Ma in fondo, a che cosa serve Facebook? C'è chi direbbe “a niente”, chi direbbe “a tutto”, chi “ad involversi”. È come chiedersi a cosa serve avere la macchina. C’è chi risponde che serve a conquistare una ragazza, chi a portare i figlia scuola, chi a farci l’amore. Io gli risponderei a nulla, visto che la mia l’ho venduta, perché vivo in una città come Berlino. Ma è appunto per questo che Facebook mi serve: lo considero uno strumento fondamentale per stare in contatto con gli amici che ho lasciato abbandonando l’Italia, è come fare quattro chiacchiere al pub, ma con i tempi ottimizzati.

Per fortuna che ho qualche amico che alza la testa e fuori dal coro espone in bacheca un articolo del sole24ore tanto per rimarcare che la disoccupazione dei giovani in Italia è al 30%. La stessa percentuale di giovani che passano la giornata su Facebook scrivendo minchiate, per intenderci. Oppure, rovistando ben bene, si passa della sana satira come non se ne vedeva da prima dell'Editto Bulgaro.
Ma non sono altro che timidi tentativi... Che cosa ci si può aspettare da una Italia in cui la Lega rappresenterà più del 10 % degli elettori? Dove i reazionari sono diventati moralisti e non esiste più una opposizione da prima degli anni ‘90?
Ogni tanto un po’ di idiozia nella vita ci vuole anche, è proprio il taglio dato a queste righe a dimostrarlo, ma è questa la naturale evoluzione della società?

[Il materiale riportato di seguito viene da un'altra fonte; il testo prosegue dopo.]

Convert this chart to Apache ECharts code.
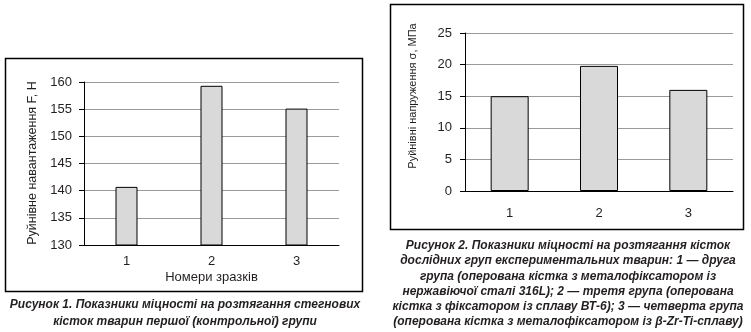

Starsene davanti ad un social network 16 ore al giorno a farsi i fatti degli altri? Questa è roba da zitelle sessantenni. Poi, dico io, a trent’anni è ora di pensare al futuro, ad una famiglia ad un lavoro stabile. Avessi un coniuge così, io voterei per la depenalizzazione dell’uxoricidio.

Infine, a chi controbatte alle mie critiche sostenendo che fino ad un annetto fa (per la precisione 338 giorni, 6 ore, 21 minuti e 12 secondi), alla veneranda età di 26 anni, giocavo ancora ad un videogame nomato World of Warcraft, rispondo che ne sono uscito. Fiero e stronzo di essermi disintossicato.


Per questo, adesso pippo di coca.


La crisi in Italia è così grave che persino i preti rubano in chiesa.